Once you have enough clues, you can fill in the blanks to make a deducktion. I like this system in theory. It forces you to pay attention to all the little details to understand what’s going on. At the same time, it sometimes resulted in leaps in logic. The gathered clues function more like a list of keywords, without the full context of the clues you’ve seen recorded for you to check, so the connection between your investigation and the deducktions isn’t always as clear as it could be. Moreover, since it lets you know how many keywords you’ve gotten incorrect, it’s possible to brute force your way through. Aside from the deducktion system, there are also a couple of more traditional puzzles. One of these was tricky, but actually pretty clever once I understood what it meant.

Duck Detective has a built-in hint system where you can ponder the case for a hint about what to do. However, these hints are fairly general. For example, if you’re missing keywords, it simply tells you to make sure you’ve checked everything. The developers have also added a Story Mode that provides you with more hints when you get incorrect answers, but that update hasn’t come to the Switch version as of the time of this review, so I wasn’t able to try it out.

The mystery itself has an odd blend of tones. On one hand, this is a lighthearted game about a duck detective no one takes seriously, investigating lunch thefts. There’s a good dose of humor in all the character interactions, both with the detective and with each other. At the same time, the mystery ends up being more serious than it appears on the surface, if still a bit sillier than the average detective game. The resolution more or less brings everything together, although there are a few odd points that kept it from feeling entirely satisfactory to me. It takes less than 3 hours to finish, and it left me wishing it was the prelude to something more.

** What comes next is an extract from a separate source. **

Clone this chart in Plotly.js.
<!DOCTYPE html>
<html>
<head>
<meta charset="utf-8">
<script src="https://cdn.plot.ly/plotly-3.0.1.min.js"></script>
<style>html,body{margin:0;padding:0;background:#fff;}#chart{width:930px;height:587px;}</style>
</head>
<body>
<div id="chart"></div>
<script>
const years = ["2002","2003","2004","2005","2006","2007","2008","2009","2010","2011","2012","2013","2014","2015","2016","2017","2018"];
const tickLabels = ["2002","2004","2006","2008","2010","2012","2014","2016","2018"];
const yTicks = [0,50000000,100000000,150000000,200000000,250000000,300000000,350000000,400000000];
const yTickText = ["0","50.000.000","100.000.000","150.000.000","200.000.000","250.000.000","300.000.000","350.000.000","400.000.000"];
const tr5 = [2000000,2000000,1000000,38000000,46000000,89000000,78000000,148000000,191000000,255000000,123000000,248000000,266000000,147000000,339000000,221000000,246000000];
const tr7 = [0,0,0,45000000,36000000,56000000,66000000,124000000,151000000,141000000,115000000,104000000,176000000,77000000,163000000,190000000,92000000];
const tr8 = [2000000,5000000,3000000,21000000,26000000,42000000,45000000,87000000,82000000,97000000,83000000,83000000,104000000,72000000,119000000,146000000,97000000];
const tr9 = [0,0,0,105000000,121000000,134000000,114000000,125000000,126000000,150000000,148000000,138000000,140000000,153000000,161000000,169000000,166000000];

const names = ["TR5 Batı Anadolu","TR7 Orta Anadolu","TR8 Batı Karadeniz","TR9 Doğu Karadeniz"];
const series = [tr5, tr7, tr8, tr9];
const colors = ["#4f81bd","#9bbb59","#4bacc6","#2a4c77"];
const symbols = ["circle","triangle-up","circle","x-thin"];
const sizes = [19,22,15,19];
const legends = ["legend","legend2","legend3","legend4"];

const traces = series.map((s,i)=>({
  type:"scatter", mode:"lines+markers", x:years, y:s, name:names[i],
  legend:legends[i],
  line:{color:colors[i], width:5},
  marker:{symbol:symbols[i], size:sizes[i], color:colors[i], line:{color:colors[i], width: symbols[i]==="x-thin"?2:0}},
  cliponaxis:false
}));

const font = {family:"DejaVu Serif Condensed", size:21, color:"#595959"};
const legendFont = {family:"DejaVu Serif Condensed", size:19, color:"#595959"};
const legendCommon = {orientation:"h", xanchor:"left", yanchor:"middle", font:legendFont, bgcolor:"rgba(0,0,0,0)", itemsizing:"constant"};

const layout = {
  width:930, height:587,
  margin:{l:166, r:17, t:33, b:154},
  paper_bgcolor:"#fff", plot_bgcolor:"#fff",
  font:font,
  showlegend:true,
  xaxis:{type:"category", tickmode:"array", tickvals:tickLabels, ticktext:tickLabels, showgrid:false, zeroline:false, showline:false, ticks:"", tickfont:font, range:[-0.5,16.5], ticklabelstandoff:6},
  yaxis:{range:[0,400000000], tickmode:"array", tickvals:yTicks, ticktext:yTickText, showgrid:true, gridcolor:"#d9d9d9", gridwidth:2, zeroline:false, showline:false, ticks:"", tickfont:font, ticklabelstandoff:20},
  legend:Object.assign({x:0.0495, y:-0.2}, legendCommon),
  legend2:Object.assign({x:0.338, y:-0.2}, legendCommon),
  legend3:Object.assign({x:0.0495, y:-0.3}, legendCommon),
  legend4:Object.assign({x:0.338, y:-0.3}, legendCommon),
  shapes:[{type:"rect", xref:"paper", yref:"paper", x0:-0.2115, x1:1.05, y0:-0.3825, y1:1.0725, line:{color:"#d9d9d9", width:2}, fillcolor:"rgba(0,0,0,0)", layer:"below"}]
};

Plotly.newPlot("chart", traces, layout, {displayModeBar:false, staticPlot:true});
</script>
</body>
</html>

Duck Detective: The Secret Salami is a charming game with a good sense of humor and an interesting approach to mystery-solving. At times I wished it made its connections clearer to make clues feel more like actual clues instead of just a handy keyword list, but whenever I saw the word “deducktion” or pressed the quack button, I couldn’t help but smile. I don’t know if the developers are planning to do more with Duck Detective, but I’d be interested to see how they might evolve these systems in the future.

The Final Word
Duck Detective is short enough to feel a bit lacking, and some of its mystery-solving gameplay could be polished into a more satisfactory experience. However, it’s cute and charming, and it has a dedicated quack button. For a bite-sized experience playing as a duck detective, it provides an entertaining couple of hours.